Results. PEARL uses 20-100x fewer samples during meta-training than previous meta-RL approaches while improving final asymptotic performance by 50-100% in five of six domains.



Posterior Sampling For Exploration


Figure from "Efficient Off-Policy Meta-Reinforcement Learning via Probabilistic Context Variables"
  • While they aim to adapt to new tasks with spare rewards, meta-training with sparse rewards is expremely difficult. For simplicity they assume access to the dense reward (the negative distance to the goal as the reward) during meta-training, as done by MAESN.
  • MAESN : models probabilistic task variables, performs on-policy gradient-based meta-learning
  • PEARL can adapt to the new sparse goal in fewer trajectories and also outperforms MAESN in terms of final performance.
  • PEARL is also more efficient during meta-training.



Ablations


Figure from "Efficient Off-Policy Meta-Reinforcement Learning via Probabilistic Context Variables"
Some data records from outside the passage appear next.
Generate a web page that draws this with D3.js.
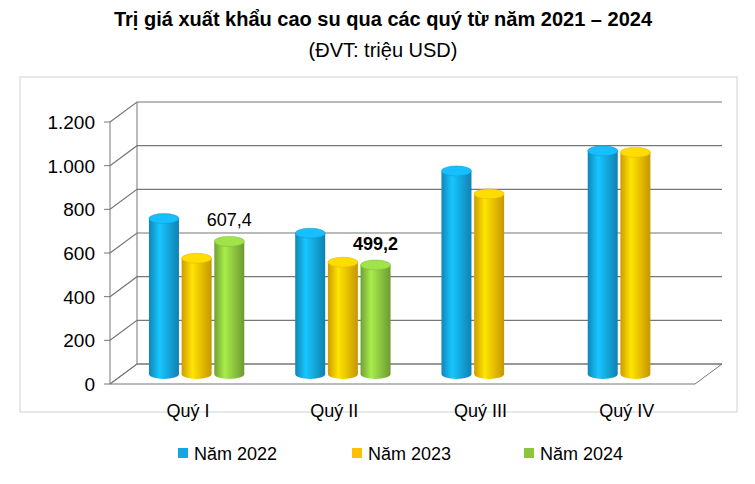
<!DOCTYPE html>
<html><head><meta charset="utf-8">
<script src="https://cdn.jsdelivr.net/npm/d3@7"></script>
<style>body{margin:0;background:#fff}text{font-family:"Liberation Sans",Arial,sans-serif}</style>
</head><body>
<svg id="c" width="755" height="484"></svg>
<script>
// data
const quarters = ["Quý I", "Quý II", "Quý III", "Quý IV"];
const seriesNames = ["Năm 2022", "Năm 2023", "Năm 2024"];
const colors = ["#14a6e3", "#ffc000", "#8cc63f"];
const values2022 = [712, 645, 930, 1022];
const values2023 = [530, 512, 825, 1015];
const values2024 = [607.4, 499.2, null, null];
const ticks = [0, 200, 400, 600, 800, 1000, 1200];
const tickLabels = ["0", "200", "400", "600", "800", "1.000", "1.200"];

const series = [values2022, values2023, values2024];
const svg = d3.select("#c");
const dx = 27, dy = -20;
const y = d3.scaleLinear().domain([0, 1200]).range([384, 122]);
const x = d3.scaleBand().domain(quarters).range([110, 695]);
const xs = d3.scaleBand().domain(d3.range(3)).range([0, 98]);

svg.append("text").attr("x", 383).attr("y", 26).attr("text-anchor", "middle")
  .attr("font-size", 20).attr("font-weight", "bold").text("Trị giá xuất khẩu cao su qua các quý từ năm 2021 – 2024");
svg.append("text").attr("x", 383).attr("y", 57).attr("text-anchor", "middle")
  .attr("font-size", 20).text("(ĐVT: triệu USD)");

svg.append("rect").attr("x", 20).attr("y", 77).attr("width", 717).attr("height", 335)
  .attr("fill", "none").attr("stroke", "#d0d0d0");

// walls & floor
const g = svg.append("g");
g.append("path").attr("d", `M${110},${y(0)} L${110+dx},${y(0)+dy} L${722},${y(0)+dy} L${695},${y(0)} Z`)
  .attr("fill", "#fff").attr("stroke", "#777");
ticks.forEach((t, i) => {
  g.append("polyline")
    .attr("points", `110,${y(t)} ${110+dx},${y(t)+dy} 722,${y(t)+dy}`)
    .attr("fill", "none").attr("stroke", "#777").attr("stroke-width", 1.2);
  g.append("line").attr("x1", 104).attr("x2", 110).attr("y1", y(t)).attr("y2", y(t)).attr("stroke", "#777");
  g.append("text").attr("x", 95).attr("y", y(t) + 7).attr("text-anchor", "end")
    .attr("font-size", 19).text(tickLabels[i]);
});
g.append("line").attr("x1", 110).attr("x2", 110).attr("y1", y(0)).attr("y2", y(1200)).attr("stroke", "#777");
g.append("line").attr("x1", 137).attr("x2", 137).attr("y1", y(0)+dy).attr("y2", y(1200)+dy).attr("stroke", "#777");

// gradients
const defs = svg.append("defs");
colors.forEach((c, i) => {
  const gr = defs.append("linearGradient").attr("id", "g" + i);
  gr.append("stop").attr("offset", "0%").attr("stop-color", d3.color(c).darker(0.6));
  gr.append("stop").attr("offset", "35%").attr("stop-color", d3.color(c).brighter(0.5));
  gr.append("stop").attr("offset", "100%").attr("stop-color", d3.color(c).darker(0.7));
});

const rx = 15, ry = 5;
quarters.forEach((q, qi) => {
  series.forEach((s, si) => {
    const v = s[qi];
    if (v == null) return;
    const cx = x(q) + (x.bandwidth() - 98) / 2 + xs(si) + xs.bandwidth() / 2 + dx / 2;
    const yb = y(0) + dy / 2, yt = y(v) + dy / 2;
    g.append("path")
      .attr("d", `M${cx-rx},${yt} L${cx-rx},${yb} A${rx},${ry} 0 0 0 ${cx+rx},${yb} L${cx+rx},${yt} Z`)
      .attr("fill", `url(#g${si})`);
    g.append("ellipse").attr("cx", cx).attr("cy", yt).attr("rx", rx).attr("ry", ry)
      .attr("fill", d3.color(colors[si]).brighter(0.4)).attr("stroke", d3.color(colors[si]).darker(0.3)).attr("stroke-width", 0.5);
    if (si === 2) {
      g.append("text").attr("x", cx).attr("y", yt - 15).attr("text-anchor", "middle")
        .attr("font-size", 18).attr("font-weight", qi === 1 ? "bold" : "normal")
        .text(d3.format(".1f")(v).replace(".", ","));
    }
  });
  svg.append("text").attr("x", x(q) + x.bandwidth() / 2 + 5).attr("y", 417)
    .attr("text-anchor", "middle").attr("font-size", 18).text(q);
});

// legend
const lx = [178, 352, 524];
seriesNames.forEach((n, i) => {
  svg.append("rect").attr("x", lx[i]).attr("y", 448).attr("width", 10).attr("height", 10).attr("fill", colors[i]);
  svg.append("text").attr("x", lx[i] + 16).attr("y", 460).attr("font-size", 18).text(n);
});
</script>
</body></html>
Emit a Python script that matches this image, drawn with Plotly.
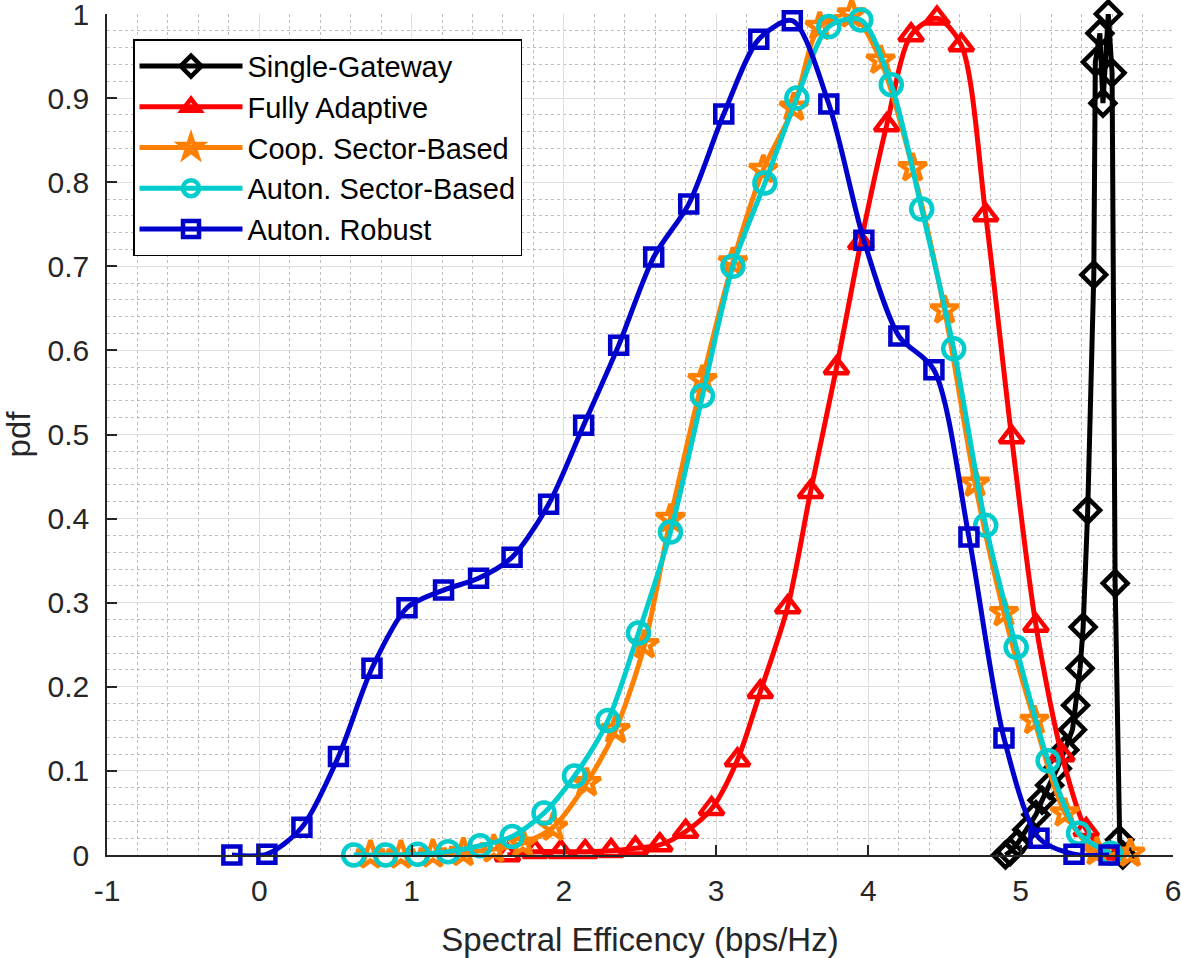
import plotly.graph_objects as go

# ---- data ----
single_x = [4.90, 4.93, 4.98, 5.04, 5.10, 5.14, 5.19, 5.24, 5.29, 5.34, 5.36, 5.39, 5.41,
            5.44, 5.48, 5.49, 5.52, 5.54, 5.575, 5.60, 5.62, 5.65, 5.67]
single_y = [0.0, 0.004, 0.014, 0.030, 0.048, 0.065, 0.083, 0.103, 0.125, 0.149, 0.178, 0.222, 0.271,
            0.410, 0.690, 0.943, 0.977, 0.894, 1.0, 0.930, 0.323, 0.018, 0.0]

adapt_x = [1.63, 1.81, 1.98, 2.14, 2.31, 2.47, 2.63, 2.80, 2.97, 3.14, 3.29, 3.47, 3.62,
           3.79, 3.95, 4.12, 4.28, 4.45, 4.61, 4.77, 4.94, 5.10, 5.27, 5.43, 5.58]
adapt_y = [0.0, 0.004, 0.004, 0.004, 0.005, 0.008, 0.012, 0.028, 0.055, 0.113, 0.194, 0.295, 0.432,
           0.579, 0.728, 0.868, 0.975, 0.995, 0.963, 0.761, 0.497, 0.273, 0.119, 0.030, 0.002]

coop_x = [0.73, 0.93, 1.14, 1.34, 1.54, 1.73, 1.93, 2.15, 2.34, 2.53, 2.70, 2.91, 3.11,
          3.31, 3.51, 3.68, 3.89, 4.08, 4.29, 4.50, 4.70, 4.89, 5.09, 5.29, 5.50, 5.72]
coop_y = [0.0, 0.0, 0.001, 0.003, 0.007, 0.014, 0.033, 0.086, 0.149, 0.250, 0.400, 0.565, 0.705,
          0.815, 0.889, 0.985, 1.0, 0.945, 0.817, 0.648, 0.442, 0.288, 0.160, 0.050, 0.004, 0.002]

auton_x = [0.62, 0.83, 1.04, 1.24, 1.45, 1.66, 1.87, 2.07, 2.29, 2.49, 2.70, 2.91, 3.11,
           3.32, 3.53, 3.74, 3.95, 4.15, 4.35, 4.56, 4.77, 4.97, 5.18, 5.38, 5.59]
auton_y = [0.0, 0.0, 0.001, 0.004, 0.011, 0.022, 0.050, 0.094, 0.160, 0.264, 0.384, 0.546, 0.700,
           0.799, 0.900, 0.985, 0.993, 0.916, 0.768, 0.602, 0.392, 0.247, 0.112, 0.026, 0.002]

robust_x = [-0.18, 0.05, 0.28, 0.52, 0.74, 0.97, 1.21, 1.44, 1.66, 1.90, 2.13, 2.36, 2.59,
            2.82, 3.05, 3.28, 3.50, 3.74, 3.97, 4.20, 4.43, 4.66, 4.89, 5.12, 5.35, 5.58]
robust_y = [0.0, 0.001, 0.033, 0.117, 0.222, 0.294, 0.315, 0.329, 0.354, 0.417, 0.511, 0.606, 0.711,
            0.774, 0.881, 0.970, 0.992, 0.893, 0.731, 0.617, 0.577, 0.378, 0.139, 0.020, 0.001, 0.0]

x_ticks = [-1, 0, 1, 2, 3, 4, 5, 6]
x_labels = ["-1", "0", "1", "2", "3", "4", "5", "6"]

series = [
    ("Single-Gateway", single_x, single_y, "#000000", "diamond-open", 19, "linear"),
    ("Fully Adaptive", adapt_x, adapt_y, "#ff0000", "triangle-up-open", 21, "spline"),
    ("Coop. Sector-Based", coop_x, coop_y, "#ff8000", "star-open", 21, "spline"),
    ("Auton. Sector-Based", auton_x, auton_y, "#00cccc", "circle-open", 21, "spline"),
    ("Auton. Robust", robust_x, robust_y, "#0000cc", "square-open", 17, "spline"),
]

fig = go.Figure()
for name, xs, ys, col, sym, size, shape in series:
    fig.add_trace(go.Scatter(
        x=xs, y=ys, name=name, mode="lines+markers", cliponaxis=False,
        line=dict(color=col, width=5, shape=shape, smoothing=0.8),
        marker=dict(symbol=sym, size=size, color=col, line=dict(color=col, width=4.5)),
    ))

font_family = "Liberation Sans, Arial, sans-serif"
axis_common = dict(
    showline=True, linecolor="#262626", linewidth=1.5, mirror=False,
    ticks="inside", ticklen=10, tickwidth=1.5, tickcolor="#262626",
    showgrid=True, gridcolor="#dedede", gridwidth=1.2, zeroline=False,
    tickfont=dict(family=font_family, size=30, color="#262626"),
    title_font=dict(family=font_family, size=33, color="#262626"),
    ticklabeloverflow="allow", automargin=False,
)

fig.update_layout(
    width=1181, height=958,
    paper_bgcolor="white", plot_bgcolor="white",
    margin=dict(l=107, r=8, t=14, b=103),
    showlegend=True,
    legend=dict(
        x=0.0244, y=0.970, xanchor="left", yanchor="top",
        bgcolor="white", bordercolor="#000000", borderwidth=1.5,
        font=dict(family=font_family, size=29, color="#000000"),
        itemwidth=103,
    ),
    xaxis=dict(
        range=[-1, 6], tickvals=x_ticks, ticktext=x_labels,
        minor=dict(dtick=0.2, showgrid=True, gridcolor="#bdbdbd", griddash="dot", gridwidth=1.2),
        title=dict(text="Spectral Efficency (bps/Hz)", standoff=24),
        ticklabelstandoff=8, **axis_common,
    ),
    yaxis=dict(
        range=[0, 1], dtick=0.1,
        minor=dict(dtick=0.02, showgrid=True, gridcolor="#bdbdbd", griddash="dot", gridwidth=1.2),
        title=dict(text="pdf", standoff=14),
        ticklabelstandoff=10, **axis_common,
    ),
)

# drop the default page margin so the figure fills the window from the corner
fig.write_html("out.html", config={"displayModeBar": False},
               post_script="document.body.style.margin='0px';")
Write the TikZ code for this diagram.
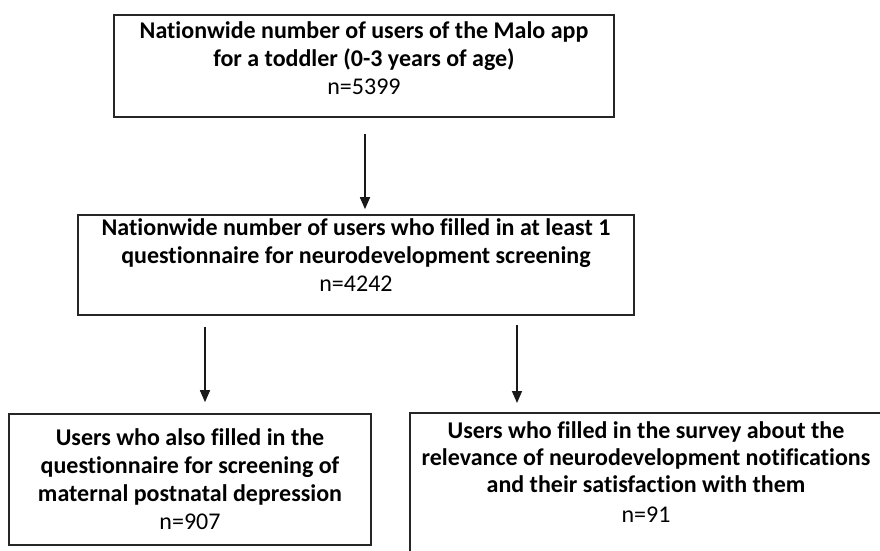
\documentclass[tikz,border=0pt]{standalone}
\usepackage{fontspec}
\setmainfont{Carlito}[Ligatures=NoCommon]
\usetikzlibrary{arrows.meta}
\tikzset{
  flowbox/.style={draw=black!85, line width=1.6pt, align=center, inner sep=0pt,
    font=\fontsize{24pt}{28pt}\selectfont},
  flowtext/.style={align=center, inner sep=0pt, font=\fontsize{24pt}{27pt}\selectfont},
  flowarrow/.style={line width=1.6pt, draw=black!90, -{Triangle[length=12pt,width=10pt]}}
}
\begin{document}
\begin{tikzpicture}[x=1pt,y=-1pt]
\useasboundingbox (0,0) rectangle (880,551);
\clip (0,0) rectangle (880,551);
\node[flowbox, minimum width=500pt, minimum height=102pt, text depth=15pt] (box1) at (364,66)
  {\textbf{Nationwide number of users of the Malo app}\\
   \textbf{for a toddler (0-3 years of age)}\\ n=5399};
\node[flowbox, minimum width=556pt, minimum height=100pt, text depth=19pt] (box2) at (356,265)
  {\textbf{Nationwide number of users who filled in at least 1}\\
   \textbf{questionnaire for neurodevelopment screening}\\ n=4242};
\node[flowbox, minimum width=362pt, minimum height=131pt] (box3) at (190,479.5)
  {\textbf{Users who also filled in the}\\
   \textbf{questionnaire for screening of}\\
   \textbf{maternal postnatal depression}\\ n=907};
\coordinate (b4nw) at (410,413);
\coordinate (b4se) at (892,575);
\draw[draw=black!85, line width=1.6pt] (b4nw) rectangle (b4se);
\node[flowtext] (box4) at (646,472)
  {\textbf{Users who filled in the survey about the}\\
   \textbf{relevance of neurodevelopment notifications}\\
   \textbf{and their satisfaction with them}\\[3pt] n=91};
\coordinate (cL) at (205,0);
\coordinate (cR) at (517,0);
\coordinate (c1) at (365,0);
\draw[flowarrow, shorten <=16pt, shorten >=5pt] (box1.south -| c1) -- (box2.north -| c1);
\draw[flowarrow, shorten <=11pt, shorten >=11pt] (box2.south -| cL) -- (box3.north -| cL);
\draw[flowarrow, shorten <=9pt, shorten >=10pt] (box2.south -| cR) -- (b4nw -| cR);
\end{tikzpicture}
\end{document}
Inference network architecture.

  • Compare permutation-invariant encoder for the latent context \(Z\) to RNN encoder. There are two options for sampling the RL batch: 1) unordered transitions as in PEARL (“RNN tran”) 2) sets of trajectories (“RNN traj”)
  • “RNN tran” results in comparable performance to PEARL, at the cost of slower optimization.
  • “RNN traj” results in steep drop in performance.
  • The result demonstrates the importance of decorrelating the samples used for the RL objective.


Data sampling strategies.

  • Ablate the context sampling strategy used during training. Three options for \(\mathcal S_c\) are: 1) original : sample recently colleted data, distinct from the RL batch 2) “off-policy” : sample fully off-policy data, distinct from the RL batch 3) “off-policy RL-batch” : sample fully off-policy data, identical to the RL batch
  • The results demonstrates the importance of careful data sampling in off-policy meta-RL.


Deterministic context.

  • “deterministic” : let the distribution \(q_\phi (z \mid c)\) to a point estimate.
  • With no stochasticity in the latent context variable, the only stochasticity comes from the policy and is thus time-invariant, hindering temporally extended exploration.